**SUPPLIED MATERIAL:**
##############################

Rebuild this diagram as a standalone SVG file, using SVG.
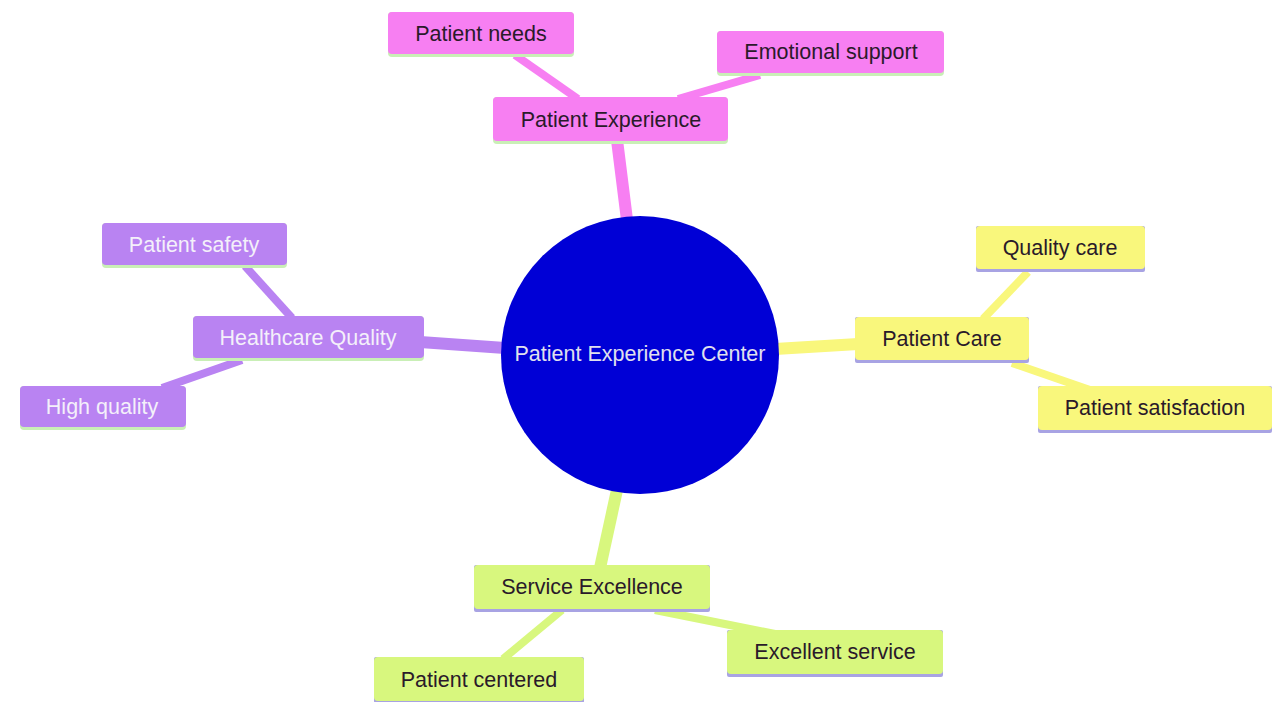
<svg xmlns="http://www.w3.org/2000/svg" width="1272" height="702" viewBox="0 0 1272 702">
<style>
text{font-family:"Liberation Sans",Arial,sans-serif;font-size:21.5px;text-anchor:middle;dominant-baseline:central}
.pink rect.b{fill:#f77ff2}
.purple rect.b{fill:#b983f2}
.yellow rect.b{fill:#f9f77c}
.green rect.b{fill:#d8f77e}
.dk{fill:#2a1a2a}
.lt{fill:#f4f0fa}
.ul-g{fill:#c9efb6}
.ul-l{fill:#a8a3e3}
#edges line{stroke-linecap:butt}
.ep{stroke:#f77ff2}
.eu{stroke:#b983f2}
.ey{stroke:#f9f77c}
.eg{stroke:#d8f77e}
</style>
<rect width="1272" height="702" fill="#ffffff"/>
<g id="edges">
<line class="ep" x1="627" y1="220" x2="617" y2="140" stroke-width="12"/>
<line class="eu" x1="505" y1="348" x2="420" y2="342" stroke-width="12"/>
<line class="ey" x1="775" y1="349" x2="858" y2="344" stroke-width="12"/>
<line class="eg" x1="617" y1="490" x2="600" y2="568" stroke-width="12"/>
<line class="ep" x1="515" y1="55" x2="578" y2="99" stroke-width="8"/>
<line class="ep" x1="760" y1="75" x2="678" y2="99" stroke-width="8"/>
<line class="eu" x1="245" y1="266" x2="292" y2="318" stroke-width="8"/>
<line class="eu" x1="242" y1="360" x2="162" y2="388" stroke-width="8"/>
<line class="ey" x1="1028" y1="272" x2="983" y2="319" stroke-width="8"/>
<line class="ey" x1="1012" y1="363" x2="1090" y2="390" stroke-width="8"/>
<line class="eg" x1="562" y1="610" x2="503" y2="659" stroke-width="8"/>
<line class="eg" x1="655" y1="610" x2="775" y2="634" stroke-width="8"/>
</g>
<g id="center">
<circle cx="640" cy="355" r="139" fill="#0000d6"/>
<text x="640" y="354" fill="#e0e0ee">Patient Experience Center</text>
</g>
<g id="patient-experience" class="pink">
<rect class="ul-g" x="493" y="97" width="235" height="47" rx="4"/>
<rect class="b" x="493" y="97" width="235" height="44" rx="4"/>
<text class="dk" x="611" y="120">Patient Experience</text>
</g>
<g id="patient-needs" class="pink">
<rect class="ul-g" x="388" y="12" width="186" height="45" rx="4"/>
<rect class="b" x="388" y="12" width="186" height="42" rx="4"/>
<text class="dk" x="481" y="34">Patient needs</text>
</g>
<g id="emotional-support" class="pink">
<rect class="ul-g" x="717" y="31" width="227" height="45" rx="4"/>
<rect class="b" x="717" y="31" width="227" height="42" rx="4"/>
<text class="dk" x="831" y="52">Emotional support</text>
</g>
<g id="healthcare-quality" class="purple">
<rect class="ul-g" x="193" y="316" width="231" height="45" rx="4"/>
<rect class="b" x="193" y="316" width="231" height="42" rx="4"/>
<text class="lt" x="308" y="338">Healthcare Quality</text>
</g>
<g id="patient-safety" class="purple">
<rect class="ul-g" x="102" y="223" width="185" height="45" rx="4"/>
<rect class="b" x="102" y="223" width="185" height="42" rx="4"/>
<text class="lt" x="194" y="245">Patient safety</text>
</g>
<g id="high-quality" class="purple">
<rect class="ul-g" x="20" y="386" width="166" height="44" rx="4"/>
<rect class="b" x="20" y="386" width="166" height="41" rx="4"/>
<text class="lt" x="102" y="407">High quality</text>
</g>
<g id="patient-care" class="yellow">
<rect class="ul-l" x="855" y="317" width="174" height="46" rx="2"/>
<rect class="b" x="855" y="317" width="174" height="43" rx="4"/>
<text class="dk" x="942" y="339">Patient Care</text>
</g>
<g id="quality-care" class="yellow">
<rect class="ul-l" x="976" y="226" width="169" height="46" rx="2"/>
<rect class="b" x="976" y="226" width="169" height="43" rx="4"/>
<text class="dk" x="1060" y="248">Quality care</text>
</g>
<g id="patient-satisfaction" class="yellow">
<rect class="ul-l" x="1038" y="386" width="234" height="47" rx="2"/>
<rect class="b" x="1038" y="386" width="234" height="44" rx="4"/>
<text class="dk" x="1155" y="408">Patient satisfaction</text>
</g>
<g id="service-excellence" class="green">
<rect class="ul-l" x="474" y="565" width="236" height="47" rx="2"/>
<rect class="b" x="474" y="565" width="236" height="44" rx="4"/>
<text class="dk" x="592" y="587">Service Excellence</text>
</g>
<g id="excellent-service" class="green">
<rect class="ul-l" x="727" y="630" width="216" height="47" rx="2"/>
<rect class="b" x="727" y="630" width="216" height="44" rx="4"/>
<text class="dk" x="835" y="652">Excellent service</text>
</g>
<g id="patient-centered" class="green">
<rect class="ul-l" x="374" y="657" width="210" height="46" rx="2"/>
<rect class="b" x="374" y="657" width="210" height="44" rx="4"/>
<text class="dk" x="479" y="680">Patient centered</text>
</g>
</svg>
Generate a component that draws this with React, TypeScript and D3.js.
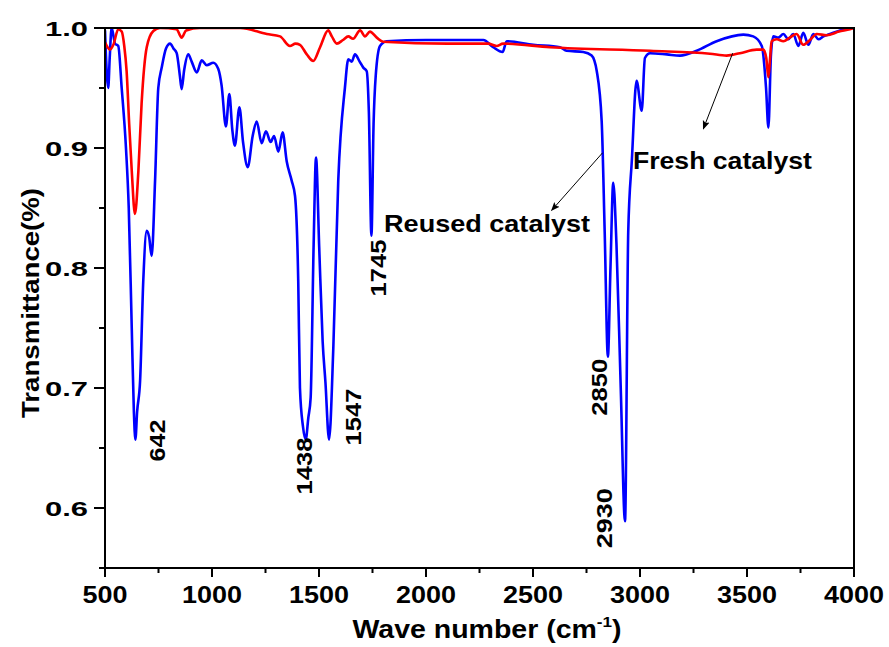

##############################

**WHAT YOU SHOULD DO:**
Set down every record once more, word for word, without pictures.

**FULL RESPONSE:**
Rebuild this diagram as a standalone SVG file, using SVG.
<svg xmlns="http://www.w3.org/2000/svg" width="1272" height="702" viewBox="0 0 1272 702">
<style>
text{font-family:"Liberation Sans",Arial,sans-serif;font-size:21.5px;text-anchor:middle;dominant-baseline:central}
.pink rect.b{fill:#f77ff2}
.purple rect.b{fill:#b983f2}
.yellow rect.b{fill:#f9f77c}
.green rect.b{fill:#d8f77e}
.dk{fill:#2a1a2a}
.lt{fill:#f4f0fa}
.ul-g{fill:#c9efb6}
.ul-l{fill:#a8a3e3}
#edges line{stroke-linecap:butt}
.ep{stroke:#f77ff2}
.eu{stroke:#b983f2}
.ey{stroke:#f9f77c}
.eg{stroke:#d8f77e}
</style>
<rect width="1272" height="702" fill="#ffffff"/>
<g id="edges">
<line class="ep" x1="627" y1="220" x2="617" y2="140" stroke-width="12"/>
<line class="eu" x1="505" y1="348" x2="420" y2="342" stroke-width="12"/>
<line class="ey" x1="775" y1="349" x2="858" y2="344" stroke-width="12"/>
<line class="eg" x1="617" y1="490" x2="600" y2="568" stroke-width="12"/>
<line class="ep" x1="515" y1="55" x2="578" y2="99" stroke-width="8"/>
<line class="ep" x1="760" y1="75" x2="678" y2="99" stroke-width="8"/>
<line class="eu" x1="245" y1="266" x2="292" y2="318" stroke-width="8"/>
<line class="eu" x1="242" y1="360" x2="162" y2="388" stroke-width="8"/>
<line class="ey" x1="1028" y1="272" x2="983" y2="319" stroke-width="8"/>
<line class="ey" x1="1012" y1="363" x2="1090" y2="390" stroke-width="8"/>
<line class="eg" x1="562" y1="610" x2="503" y2="659" stroke-width="8"/>
<line class="eg" x1="655" y1="610" x2="775" y2="634" stroke-width="8"/>
</g>
<g id="center">
<circle cx="640" cy="355" r="139" fill="#0000d6"/>
<text x="640" y="354" fill="#e0e0ee">Patient Experience Center</text>
</g>
<g id="patient-experience" class="pink">
<rect class="ul-g" x="493" y="97" width="235" height="47" rx="4"/>
<rect class="b" x="493" y="97" width="235" height="44" rx="4"/>
<text class="dk" x="611" y="120">Patient Experience</text>
</g>
<g id="patient-needs" class="pink">
<rect class="ul-g" x="388" y="12" width="186" height="45" rx="4"/>
<rect class="b" x="388" y="12" width="186" height="42" rx="4"/>
<text class="dk" x="481" y="34">Patient needs</text>
</g>
<g id="emotional-support" class="pink">
<rect class="ul-g" x="717" y="31" width="227" height="45" rx="4"/>
<rect class="b" x="717" y="31" width="227" height="42" rx="4"/>
<text class="dk" x="831" y="52">Emotional support</text>
</g>
<g id="healthcare-quality" class="purple">
<rect class="ul-g" x="193" y="316" width="231" height="45" rx="4"/>
<rect class="b" x="193" y="316" width="231" height="42" rx="4"/>
<text class="lt" x="308" y="338">Healthcare Quality</text>
</g>
<g id="patient-safety" class="purple">
<rect class="ul-g" x="102" y="223" width="185" height="45" rx="4"/>
<rect class="b" x="102" y="223" width="185" height="42" rx="4"/>
<text class="lt" x="194" y="245">Patient safety</text>
</g>
<g id="high-quality" class="purple">
<rect class="ul-g" x="20" y="386" width="166" height="44" rx="4"/>
<rect class="b" x="20" y="386" width="166" height="41" rx="4"/>
<text class="lt" x="102" y="407">High quality</text>
</g>
<g id="patient-care" class="yellow">
<rect class="ul-l" x="855" y="317" width="174" height="46" rx="2"/>
<rect class="b" x="855" y="317" width="174" height="43" rx="4"/>
<text class="dk" x="942" y="339">Patient Care</text>
</g>
<g id="quality-care" class="yellow">
<rect class="ul-l" x="976" y="226" width="169" height="46" rx="2"/>
<rect class="b" x="976" y="226" width="169" height="43" rx="4"/>
<text class="dk" x="1060" y="248">Quality care</text>
</g>
<g id="patient-satisfaction" class="yellow">
<rect class="ul-l" x="1038" y="386" width="234" height="47" rx="2"/>
<rect class="b" x="1038" y="386" width="234" height="44" rx="4"/>
<text class="dk" x="1155" y="408">Patient satisfaction</text>
</g>
<g id="service-excellence" class="green">
<rect class="ul-l" x="474" y="565" width="236" height="47" rx="2"/>
<rect class="b" x="474" y="565" width="236" height="44" rx="4"/>
<text class="dk" x="592" y="587">Service Excellence</text>
</g>
<g id="excellent-service" class="green">
<rect class="ul-l" x="727" y="630" width="216" height="47" rx="2"/>
<rect class="b" x="727" y="630" width="216" height="44" rx="4"/>
<text class="dk" x="835" y="652">Excellent service</text>
</g>
<g id="patient-centered" class="green">
<rect class="ul-l" x="374" y="657" width="210" height="46" rx="2"/>
<rect class="b" x="374" y="657" width="210" height="44" rx="4"/>
<text class="dk" x="479" y="680">Patient centered</text>
</g>
</svg>
Generate a component that draws this with React, TypeScript and D3.js.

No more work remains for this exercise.